# Funny LFS story



## Cobra (Sep 25, 2004)

I just called AquaTropical (LFS) and asked what p's they had. The lady said we have Black Tipped Piranhas. I said wats that , she was like oh they are black Piranhas dont worry. i asked her for the scintific name and she didnt know so I asked her to check with the manager caus I wanted to make sure its a rohm. When she got back to the phone she said they are called ...." Collossus Caproditus" !!!! WTF??? When I told her that no Piranha has a name like that and that a rohm is relly called a "serrasalmus rohmbeus", there was literally dead silence on the other side of the line. So i just told her that ill check them out for myself. She actually thanked me and hung up! Anyway thought i would share this anecdote.


----------



## kove32 (Oct 26, 2004)

Kind of humorous! LOL

Shows how much they know..


----------



## Sheppard (Jul 8, 2004)

wow, those people don't really know much do they


----------



## tanmuscles (Feb 18, 2004)

I did a search on google to see if maybe she mixed it up with something else.
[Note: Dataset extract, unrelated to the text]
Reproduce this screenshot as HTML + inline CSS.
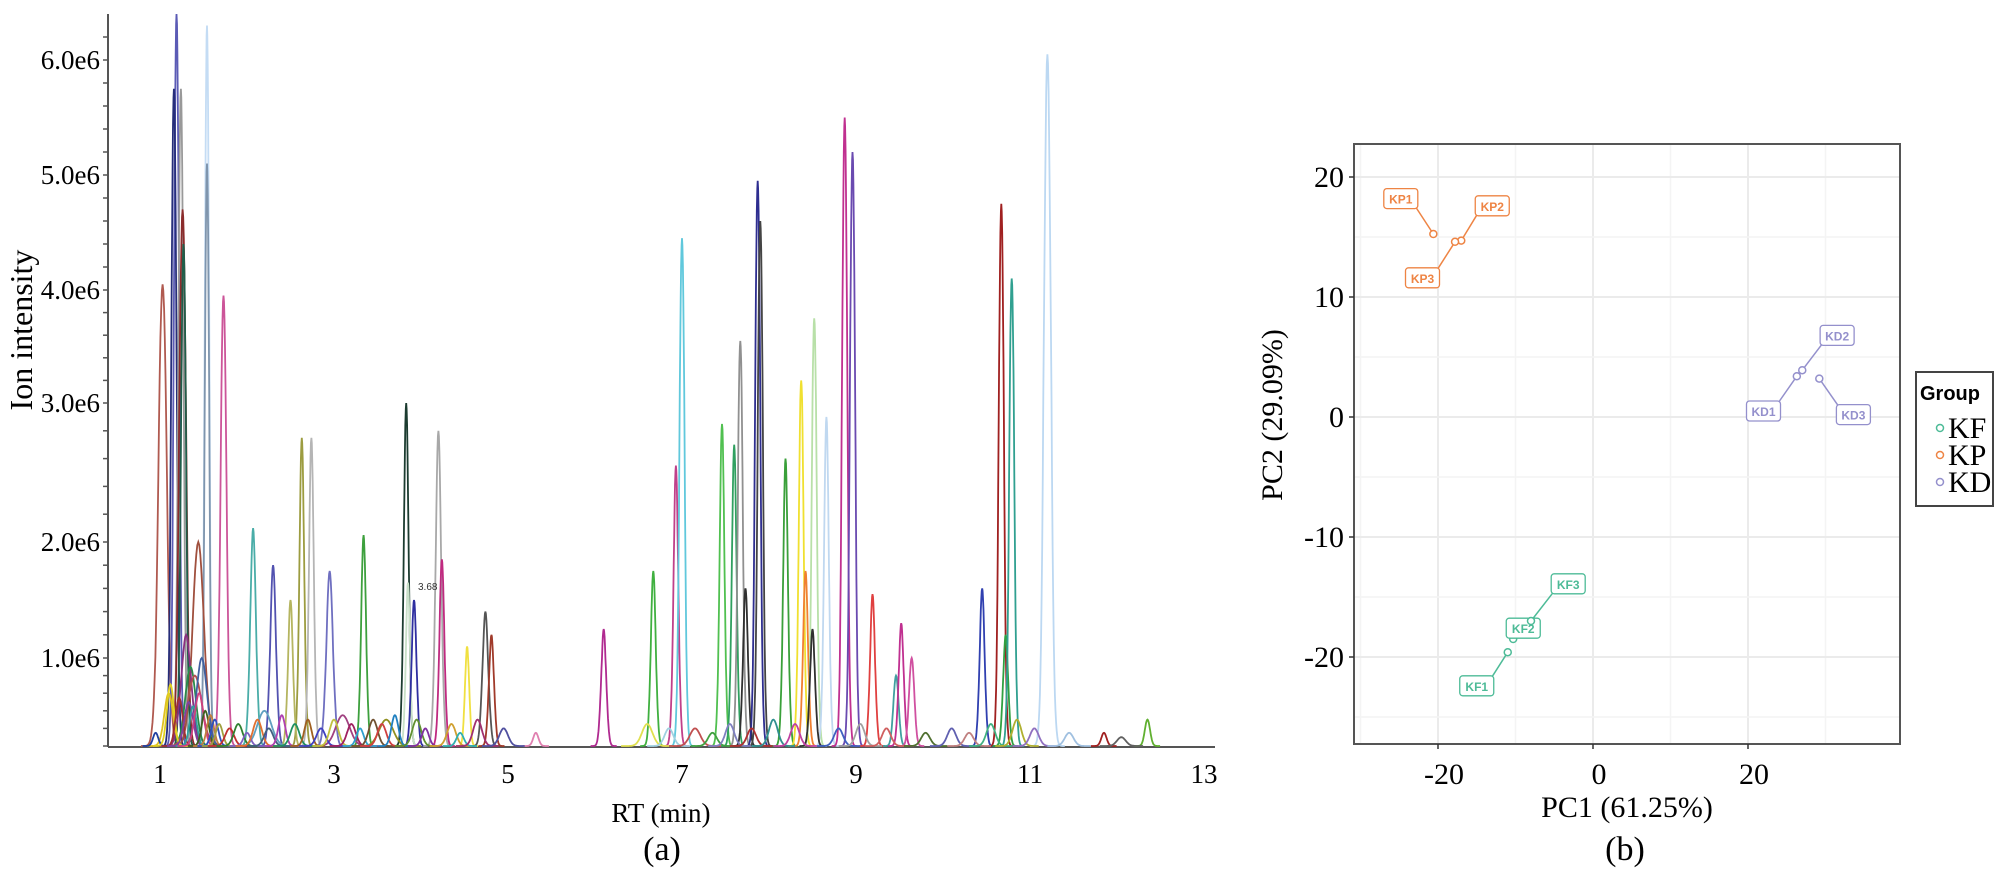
<!DOCTYPE html>
<html><head><meta charset="utf-8"><style>
html,body{margin:0;padding:0;background:#fff;}
svg{display:block;}
</style></head><body>
<svg id="fig" width="2000" height="896" viewBox="0 0 2000 896" xmlns="http://www.w3.org/2000/svg">
<g id="chromA"></g>
<g id="pcaB"></g>
<text x="662" y="860" font-family="Liberation Serif, serif" font-size="34" text-anchor="middle">(a)</text>
<text x="1625" y="860" font-family="Liberation Serif, serif" font-size="34" text-anchor="middle">(b)</text>
</svg>
<script>
// ---------- Chromatogram data ----------
const peakRT =   [1.03,1.19,1.16,1.24,1.26,1.27,1.54,1.54,1.73,1.44,2.07,2.30,2.63,2.74,2.50,2.95,3.34,3.83,3.85,3.92,4.20,4.24,4.53,4.74,4.81,5.32,6.10,6.67,6.93,7.00,7.46,7.60,7.67,7.73,7.87,7.90,8.19,8.37,8.42,8.52,8.66,8.50,8.87,8.96,9.19,9.46,9.52,9.64,10.45,10.67,10.72,10.79,11.20,12.35,11.85,1.30,1.35,1.10,1.40,1.48,2.20,3.10,3.60,
  0.95,1.12,1.22,1.33,1.38,1.45,1.52,1.58,1.63,1.68,1.80,1.90,2.00,2.12,2.25,2.40,2.55,2.70,2.85,3.00,3.20,3.30,3.45,3.55,3.70,3.95,4.05,4.35,4.45,4.65,4.95,6.60,6.85,7.15,7.35,7.55,7.80,8.05,8.30,8.80,9.05,9.35,9.80,10.10,10.30,10.55,10.85,11.05,11.45,12.05];
const peakH =    [4.05,6.40,5.75,5.75,4.70,4.40,6.30,5.10,3.95,2.00,2.10,1.80,2.75,2.75,1.50,1.75,2.05,3.00,1.65,1.50,2.80,1.85,1.10,1.40,1.20,0.15,1.25,1.75,2.55,4.45,2.85,2.70,3.55,1.60,4.95,4.60,2.60,3.20,1.75,3.75,2.90,1.25,5.50,5.20,1.55,0.80,1.30,1.00,1.60,4.75,1.20,4.10,6.05,0.30,0.15,1.20,0.90,0.60,0.80,1.00,0.40,0.35,0.30,
  0.15,0.70,0.55,0.50,0.45,0.60,0.40,0.35,0.30,0.25,0.20,0.25,0.15,0.30,0.20,0.35,0.25,0.30,0.20,0.30,0.25,0.20,0.30,0.25,0.35,0.30,0.20,0.25,0.15,0.30,0.20,0.25,0.20,0.20,0.15,0.25,0.20,0.30,0.25,0.20,0.25,0.20,0.15,0.20,0.15,0.25,0.30,0.20,0.15,0.10];
const peakW =    [0.05,0.03,0.03,0.03,0.04,0.03,0.025,0.025,0.035,0.07,0.035,0.035,0.03,0.03,0.03,0.04,0.03,0.03,0.025,0.03,0.035,0.03,0.025,0.035,0.03,0.03,0.03,0.03,0.03,0.03,0.03,0.03,0.03,0.03,0.03,0.03,0.03,0.03,0.03,0.03,0.03,0.03,0.03,0.03,0.03,0.03,0.03,0.03,0.03,0.03,0.03,0.03,0.04,0.03,0.03,0.06,0.06,0.05,0.08,0.06,0.08,0.08,0.08,
  0.03,0.04,0.04,0.05,0.04,0.05,0.04,0.04,0.04,0.04,0.05,0.05,0.04,0.05,0.05,0.04,0.05,0.04,0.05,0.05,0.05,0.04,0.05,0.05,0.04,0.05,0.04,0.05,0.04,0.05,0.05,0.06,0.05,0.06,0.05,0.05,0.05,0.05,0.05,0.05,0.05,0.05,0.05,0.05,0.05,0.05,0.05,0.05,0.05,0.05];
const peakColor = ["#b05a50","#5b5bb5","#262e7a","#999999","#8b2c2c","#1f5e4a","#c4dcf4","#7f95ad","#cc5599","#a0503e","#4aada8","#5252b0","#9c9c40","#b5b5b5","#b5b560","#6f6fc0","#3da03d","#1c3c30","#c8e0c8","#2f2fa0","#a8a8a8","#c02a80","#f0e040","#555555","#a03a2a","#e080b0","#b02a90","#40b040","#c0408a","#60c8dc","#50c050","#30a060","#909090","#303030","#2e2e90","#444444","#3aa03a","#f0e030","#f08030","#b8e0a8","#c0d8f0","#303030","#c03090","#6a4ab0","#e04040","#40a0a0","#c03090","#d050a0","#3040b0","#a02020","#30a040","#30a090","#bcd8f2","#60b030","#a02020","#8a3080","#2a8a4a","#e0c020","#b05050","#4060a0","#60a0c0","#a04080","#909020",
  "#2040a0","#e0d020","#a03030","#8040a0","#30a0a0","#d04080","#406020","#c08040","#3050c0","#a0a040","#c03030","#308030","#8060c0","#e07030","#406080","#b040b0","#209060","#a06020","#4040c0","#c0c040","#a02060","#30a0d0","#705030","#d04040","#2080c0","#609030","#8030a0","#d0a030","#30b0b0","#a03070","#5050a0","#e0e050","#a0d0e0","#c05050","#40a040","#8080c0","#b03030","#309090","#c040a0","#4060c0","#a0a0a0","#d06060","#507030","#6060b0","#c08080","#40b080","#b0b030","#9070c0","#a0c0e0","#606060"];
const yTickVals = [0,1,2,3,4,5,6];
const yTickLabels = ["","1.0e6","2.0e6","3.0e6","4.0e6","5.0e6","6.0e6"];
const yTickPix = [746,658,542,403,290,175,60];
const xTickVals = [1,3,5,7,9,11,13];

const NS="http://www.w3.org/2000/svg";
function mk(tag,attrs,parent){const e=document.createElementNS(NS,tag);for(const k in attrs)e.setAttribute(k,attrs[k]);parent.appendChild(e);return e;}
const A=document.getElementById('chromA');
const xA=t=>160+(t-1)*87;
function yA(v){
  if(v<=0) return yTickPix[0];
  for(let i=1;i<yTickVals.length;i++){ if(v<=yTickVals[i]){const f=(v-yTickVals[i-1])/(yTickVals[i]-yTickVals[i-1]);return yTickPix[i-1]+f*(yTickPix[i]-yTickPix[i-1]);} }
  const n=yTickVals.length-1; return yTickPix[n]+(v-yTickVals[n])*(yTickPix[n]-yTickPix[n-1]);
}
let ax=mk('line',{x1:108,y1:14,x2:108,y2:747,stroke:'#555','stroke-width':2},A);

let bx=mk('line',{x1:108,y1:747,x2:1215,y2:747,stroke:'#555','stroke-width':2},A);

for(let i=0;i<yTickVals.length;i++){
  if(yTickLabels[i]){
    const t=mk('text',{x:100,y:yA(yTickVals[i])+9,'font-family':'Liberation Serif, serif','font-size':27,'text-anchor':'end'},A);
    t.textContent=yTickLabels[i];
    
  }
}
for(let v=0;v<=6.6;v+=0.2){const y=yA(v);if(y<14)break;const tk=mk('line',{x1:103,y1:y,x2:108,y2:y,stroke:'#555','stroke-width':1.5},A);}
for(const v of xTickVals){
  const t=mk('text',{x:xA(v),y:783,'font-family':'Liberation Serif, serif','font-size':27,'text-anchor':'middle'},A);
  t.textContent=v;
  
}
let yl=mk('text',{x:0,y:0,'font-family':'Liberation Serif, serif','font-size':32,'text-anchor':'middle',transform:'translate(32,330) rotate(-90)'},A);
yl.textContent='Ion intensity';
let xl=mk('text',{x:661,y:822,'font-family':'Liberation Serif, serif','font-size':27,'text-anchor':'middle'},A);
xl.textContent='RT (min)';
for(let i=0;i<peakRT.length;i++){
  const mu=peakRT[i],h=peakH[i],s=peakW[i];let pts=[];
  for(let t=mu-5*s;t<=mu+5*s;t+=s/6){const v=h*Math.exp(-0.5*((t-mu)/s)**2);pts.push(xA(t).toFixed(1)+','+yA(v).toFixed(1));}
  const p=mk('polyline',{points:pts.join(' '),fill:'none',stroke:peakColor[i],'stroke-width':1.8},A);
  
  
}
let lbl=mk('text',{x:418,y:590,'font-family':'Liberation Sans, sans-serif','font-size':10,fill:'#333'},A);
lbl.textContent='3.68';

// ---------- PCA data ----------
const sampleNames=["KF1","KF2","KF3","KP1","KP2","KP3","KD1","KD2","KD3"];
const pc1=[-11.0,-10.3,-8.0,-20.6,-17.0,-17.8,26.3,27.0,29.2];
const pc2=[-19.6,-18.5,-17.0,15.25,14.7,14.6,3.4,3.9,3.2];
const labelPc1=[-15.0,-9.0,-3.2,-24.8,-13.0,-22.0,22.0,31.5,33.6];
const labelPc2=[-22.4,-17.6,-13.9,18.2,17.6,11.6,0.5,6.8,0.2];
const groupOf=["KF","KF","KF","KP","KP","KP","KD","KD","KD"];
const groups=["KF","KP","KD"];
const groupColor={KF:"#4dbb97",KP:"#ee8444",KD:"#9490cc"};
const pcXTicks=[-20,0,20];
const pcYTicks=[-20,-10,0,10,20];

const B=document.getElementById('pcaB');
const xB=v=>1593+7.75*v, yB=v=>417-12*v;
const L=1354,R=1900,T=144,Bt=744;
for(let v=-30;v<=40;v+=10){const x=xB(v);if(x<=L||x>=R)continue;const g=mk('line',{x1:x,y1:T,x2:x,y2:Bt,stroke:(v%20===0)?'#ebebeb':'#f4f4f4','stroke-width':(v%20===0)?2:1.5},B);}
for(let v=-25;v<=20;v+=5){const y=yB(v);const g=mk('line',{x1:L,y1:y,x2:R,y2:y,stroke:(v%10===0)?'#ebebeb':'#f4f4f4','stroke-width':(v%10===0)?2:1.5},B);}
let fr=mk('rect',{x:L,y:T,width:R-L,height:Bt-T,fill:'none',stroke:'#555','stroke-width':2},B);

for(const v of pcXTicks){
  const tk=mk('line',{x1:xB(v),y1:Bt,x2:xB(v),y2:Bt+5,stroke:'#333','stroke-width':1.5},B);
  const t=mk('text',{x:xB(v)+6,y:Bt+40,'font-family':'Liberation Serif, serif','font-size':30,'text-anchor':'middle'},B);t.textContent=v;
}
for(const v of pcYTicks){
  const tk=mk('line',{x1:L-5,y1:yB(v),x2:L,y2:yB(v),stroke:'#333','stroke-width':1.5},B);
  const t=mk('text',{x:L-10,y:yB(v)+10,'font-family':'Liberation Serif, serif','font-size':30,'text-anchor':'end'},B);t.textContent=v;
}
let px=mk('text',{x:1627,y:817,'font-family':'Liberation Serif, serif','font-size':30,'text-anchor':'middle'},B);
px.textContent='PC1 (61.25%)';
let py=mk('text',{x:0,y:0,'font-family':'Liberation Serif, serif','font-size':30,'text-anchor':'middle',transform:'translate(1282,415) rotate(-90)'},B);
py.textContent='PC2 (29.09%)';
for(let i=0;i<sampleNames.length;i++){
  const c=groupColor[groupOf[i]];
  const x0=xB(pc1[i]),y0=yB(pc2[i]),lx=xB(labelPc1[i]),ly=yB(labelPc2[i]);
  const ln=mk('line',{x1:x0,y1:y0,x2:lx+(x0>lx?17:-17)*0.9,y2:ly+(y0>ly?9:-9),stroke:c,'stroke-width':1.5},B);
  
  const pt=mk('circle',{cx:x0,cy:y0,r:3.5,fill:'#fff',stroke:c,'stroke-width':1.5},B);
  
  const bxr=mk('rect',{x:lx-17,y:ly-10,width:34,height:20,rx:3,fill:'#fff',stroke:c,'stroke-width':1.3},B);
  
  const t=mk('text',{x:lx,y:ly+5,'font-family':'Liberation Sans, sans-serif','font-size':12,'font-weight':'bold',fill:c,'text-anchor':'middle'},B);
  t.textContent=sampleNames[i];
}
let lg=mk('rect',{x:1916,y:372,width:77,height:134,fill:'#fff',stroke:'#444','stroke-width':2},B);

let lt=mk('text',{x:1920,y:400,'font-family':'Liberation Sans, sans-serif','font-size':20,'font-weight':'bold'},B);
lt.textContent='Group';
groups.forEach((g,i)=>{
  const y=428+i*27;
  const c=mk('circle',{cx:1940,cy:y,r:3.5,fill:'#fff',stroke:groupColor[g],'stroke-width':1.5},B);
  
  const t=mk('text',{x:1948,y:y+10,'font-family':'Liberation Serif, serif','font-size':30},B);
  t.textContent=g;
});
</script>
</body></html>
Collossus Caproditus or Colossus Caproditus both came up with 0 results. She must've made it up on the spot. It had probably worked on other customers not educated by the great Fury


----------



## RhomZilla (Feb 12, 2003)

Collossus Caproditus!!! Damn.. anything that sounds awesome just to make a sale.


----------



## Brendan (Oct 7, 2004)




----------



## Fido (May 21, 2003)

lol thats sad, i had to call like 20 different fish stores just to find exodon, nobody knew what they were


----------



## fliptasciouz (Jul 4, 2004)

Yea i had the same experience when i drop by at a chinese LFS in mississauga(Canada) and the lady and the manager said it was a black piranha and then i looked closely and give em a smirk and told em it aint no piranha its a Pacu. I just laughed







still they don't believe 2 of them in the same tank around 8 inches in a 15 gal tank i think


----------



## Buff Canuk (Nov 29, 2004)

Damn i wish i had a collosus haha.....


----------



## Judazzz (Jan 13, 2003)

I bet that "Collossus" in reality is a "Colossoma" (Pacu)


----------



## Scooby (Dec 25, 2003)

wonder what she was looking at when she came up with that name!!!


----------



## Cobra (Sep 25, 2004)

judazz, they cant be pacu, my buddy checked them out and theyre either baby spilos or sanchezis.


----------



## 351winsor (Aug 3, 2004)

haider,I had an expierence there to.I had no clue about what size a snakehead can grow to but really wanted one because of there reputation.I asked the chinese man there and he told me I can keep a snakehead in a 10 gallon for 2 years.Now I have found out I need a f*cking 180g tank,they screwed me over,but I am still happy with my snakehead and I am keeping it.


----------



## Cobra (Sep 25, 2004)

ur gonna have to upgrade then..........does a snakehead swim around alot?


----------



## evil camel (Jan 19, 2005)

DONT WORRY PEOPLE THAT WORKS IN AQUA TROPICALE ARE ALL ASS HOLES(TO BE POLITE)
EXEPT FOR ONE GUY THEY HAVE BEEN PUNKS FOR 10 YEARS AND NOT ABOUT TO CHANGE!!!
ESPECIALLY THE F......G MANAGER (FEEL LIKE TKO HIS ASS EVERY TIME I GO THERE)


----------